** Requirement **
Repeat the listing in full, exactly as it stands.

* begin Data block *

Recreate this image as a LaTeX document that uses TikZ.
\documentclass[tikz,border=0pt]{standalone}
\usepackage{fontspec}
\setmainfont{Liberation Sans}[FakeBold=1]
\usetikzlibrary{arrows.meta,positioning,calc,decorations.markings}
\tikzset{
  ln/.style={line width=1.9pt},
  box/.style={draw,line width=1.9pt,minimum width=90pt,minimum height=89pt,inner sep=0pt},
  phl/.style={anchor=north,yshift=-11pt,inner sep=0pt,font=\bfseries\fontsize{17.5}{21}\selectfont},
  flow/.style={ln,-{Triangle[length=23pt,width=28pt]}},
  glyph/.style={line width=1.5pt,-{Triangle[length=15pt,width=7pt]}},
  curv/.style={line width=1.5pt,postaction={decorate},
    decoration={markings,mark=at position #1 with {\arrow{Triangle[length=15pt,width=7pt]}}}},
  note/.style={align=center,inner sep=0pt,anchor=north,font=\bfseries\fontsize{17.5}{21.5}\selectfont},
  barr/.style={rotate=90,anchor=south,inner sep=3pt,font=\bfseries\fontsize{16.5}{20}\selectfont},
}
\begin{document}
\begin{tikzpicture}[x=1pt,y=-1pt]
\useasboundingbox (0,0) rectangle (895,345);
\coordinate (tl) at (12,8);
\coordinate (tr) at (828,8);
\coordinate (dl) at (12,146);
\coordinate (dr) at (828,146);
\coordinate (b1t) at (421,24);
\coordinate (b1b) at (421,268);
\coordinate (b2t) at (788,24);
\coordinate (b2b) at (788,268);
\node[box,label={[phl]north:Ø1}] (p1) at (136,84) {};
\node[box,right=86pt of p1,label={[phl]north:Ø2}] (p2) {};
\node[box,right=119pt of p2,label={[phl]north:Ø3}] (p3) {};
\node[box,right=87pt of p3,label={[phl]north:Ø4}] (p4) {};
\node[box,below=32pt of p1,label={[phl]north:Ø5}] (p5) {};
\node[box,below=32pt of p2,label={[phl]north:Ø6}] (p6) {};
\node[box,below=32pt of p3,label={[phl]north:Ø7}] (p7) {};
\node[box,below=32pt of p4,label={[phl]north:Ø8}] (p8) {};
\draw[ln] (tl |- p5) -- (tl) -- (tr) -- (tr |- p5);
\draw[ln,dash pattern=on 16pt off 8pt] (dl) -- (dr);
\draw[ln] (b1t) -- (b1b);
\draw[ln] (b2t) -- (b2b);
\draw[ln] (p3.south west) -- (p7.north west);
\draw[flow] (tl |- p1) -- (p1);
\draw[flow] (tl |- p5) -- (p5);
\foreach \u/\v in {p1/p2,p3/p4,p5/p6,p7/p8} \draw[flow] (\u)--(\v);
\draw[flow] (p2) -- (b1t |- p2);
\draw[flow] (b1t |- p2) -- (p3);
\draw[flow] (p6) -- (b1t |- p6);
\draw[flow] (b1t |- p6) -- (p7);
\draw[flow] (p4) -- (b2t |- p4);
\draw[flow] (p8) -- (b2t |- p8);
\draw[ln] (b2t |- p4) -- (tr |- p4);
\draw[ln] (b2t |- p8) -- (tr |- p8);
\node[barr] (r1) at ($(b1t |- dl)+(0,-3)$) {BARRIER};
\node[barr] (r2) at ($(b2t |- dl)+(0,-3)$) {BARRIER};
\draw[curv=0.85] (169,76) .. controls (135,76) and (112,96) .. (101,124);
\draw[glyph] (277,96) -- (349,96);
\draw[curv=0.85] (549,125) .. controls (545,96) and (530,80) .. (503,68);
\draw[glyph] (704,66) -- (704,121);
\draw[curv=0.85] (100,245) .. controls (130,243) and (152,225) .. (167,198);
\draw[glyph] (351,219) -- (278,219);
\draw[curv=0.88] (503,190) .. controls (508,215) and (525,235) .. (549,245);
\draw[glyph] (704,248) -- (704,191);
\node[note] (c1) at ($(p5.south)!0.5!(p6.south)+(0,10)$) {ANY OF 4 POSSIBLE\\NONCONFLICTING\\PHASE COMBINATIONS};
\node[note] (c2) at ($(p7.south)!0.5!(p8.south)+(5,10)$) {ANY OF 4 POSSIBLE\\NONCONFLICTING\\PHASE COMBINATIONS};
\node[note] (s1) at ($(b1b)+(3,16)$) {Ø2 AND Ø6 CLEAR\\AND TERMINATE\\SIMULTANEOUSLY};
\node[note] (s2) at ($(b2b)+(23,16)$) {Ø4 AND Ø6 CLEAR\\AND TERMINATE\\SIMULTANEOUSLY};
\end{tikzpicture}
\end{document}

* end Data block *

** Result for this exercise **
Recreate this image as a LaTeX document that uses TikZ.
\documentclass[tikz,border=0pt]{standalone}
\usepackage{fontspec}
\setmainfont{Liberation Sans}[FakeBold=1]
\usetikzlibrary{arrows.meta,positioning,calc,decorations.markings}
\tikzset{
  ln/.style={line width=1.9pt},
  box/.style={draw,line width=1.9pt,minimum width=90pt,minimum height=89pt,inner sep=0pt},
  phl/.style={anchor=north,yshift=-11pt,inner sep=0pt,font=\bfseries\fontsize{17.5}{21}\selectfont},
  flow/.style={ln,-{Triangle[length=23pt,width=28pt]}},
  glyph/.style={line width=1.5pt,-{Triangle[length=15pt,width=7pt]}},
  curv/.style={line width=1.5pt,postaction={decorate},
    decoration={markings,mark=at position #1 with {\arrow{Triangle[length=15pt,width=7pt]}}}},
  note/.style={align=center,inner sep=0pt,anchor=north,font=\bfseries\fontsize{17.5}{21.5}\selectfont},
  barr/.style={rotate=90,anchor=south,inner sep=3pt,font=\bfseries\fontsize{16.5}{20}\selectfont},
}
\begin{document}
\begin{tikzpicture}[x=1pt,y=-1pt]
\useasboundingbox (0,0) rectangle (895,345);
\coordinate (tl) at (12,8);
\coordinate (tr) at (828,8);
\coordinate (dl) at (12,146);
\coordinate (dr) at (828,146);
\coordinate (b1t) at (421,24);
\coordinate (b1b) at (421,268);
\coordinate (b2t) at (788,24);
\coordinate (b2b) at (788,268);
\node[box,label={[phl]north:Ø1}] (p1) at (136,84) {};
\node[box,right=86pt of p1,label={[phl]north:Ø2}] (p2) {};
\node[box,right=119pt of p2,label={[phl]north:Ø3}] (p3) {};
\node[box,right=87pt of p3,label={[phl]north:Ø4}] (p4) {};
\node[box,below=32pt of p1,label={[phl]north:Ø5}] (p5) {};
\node[box,below=32pt of p2,label={[phl]north:Ø6}] (p6) {};
\node[box,below=32pt of p3,label={[phl]north:Ø7}] (p7) {};
\node[box,below=32pt of p4,label={[phl]north:Ø8}] (p8) {};
\draw[ln] (tl |- p5) -- (tl) -- (tr) -- (tr |- p5);
\draw[ln,dash pattern=on 16pt off 8pt] (dl) -- (dr);
\draw[ln] (b1t) -- (b1b);
\draw[ln] (b2t) -- (b2b);
\draw[ln] (p3.south west) -- (p7.north west);
\draw[flow] (tl |- p1) -- (p1);
\draw[flow] (tl |- p5) -- (p5);
\foreach \u/\v in {p1/p2,p3/p4,p5/p6,p7/p8} \draw[flow] (\u)--(\v);
\draw[flow] (p2) -- (b1t |- p2);
\draw[flow] (b1t |- p2) -- (p3);
\draw[flow] (p6) -- (b1t |- p6);
\draw[flow] (b1t |- p6) -- (p7);
\draw[flow] (p4) -- (b2t |- p4);
\draw[flow] (p8) -- (b2t |- p8);
\draw[ln] (b2t |- p4) -- (tr |- p4);
\draw[ln] (b2t |- p8) -- (tr |- p8);
\node[barr] (r1) at ($(b1t |- dl)+(0,-3)$) {BARRIER};
\node[barr] (r2) at ($(b2t |- dl)+(0,-3)$) {BARRIER};
\draw[curv=0.85] (169,76) .. controls (135,76) and (112,96) .. (101,124);
\draw[glyph] (277,96) -- (349,96);
\draw[curv=0.85] (549,125) .. controls (545,96) and (530,80) .. (503,68);
\draw[glyph] (704,66) -- (704,121);
\draw[curv=0.85] (100,245) .. controls (130,243) and (152,225) .. (167,198);
\draw[glyph] (351,219) -- (278,219);
\draw[curv=0.88] (503,190) .. controls (508,215) and (525,235) .. (549,245);
\draw[glyph] (704,248) -- (704,191);
\node[note] (c1) at ($(p5.south)!0.5!(p6.south)+(0,10)$) {ANY OF 4 POSSIBLE\\NONCONFLICTING\\PHASE COMBINATIONS};
\node[note] (c2) at ($(p7.south)!0.5!(p8.south)+(5,10)$) {ANY OF 4 POSSIBLE\\NONCONFLICTING\\PHASE COMBINATIONS};
\node[note] (s1) at ($(b1b)+(3,16)$) {Ø2 AND Ø6 CLEAR\\AND TERMINATE\\SIMULTANEOUSLY};
\node[note] (s2) at ($(b2b)+(23,16)$) {Ø4 AND Ø6 CLEAR\\AND TERMINATE\\SIMULTANEOUSLY};
\end{tikzpicture}
\end{document}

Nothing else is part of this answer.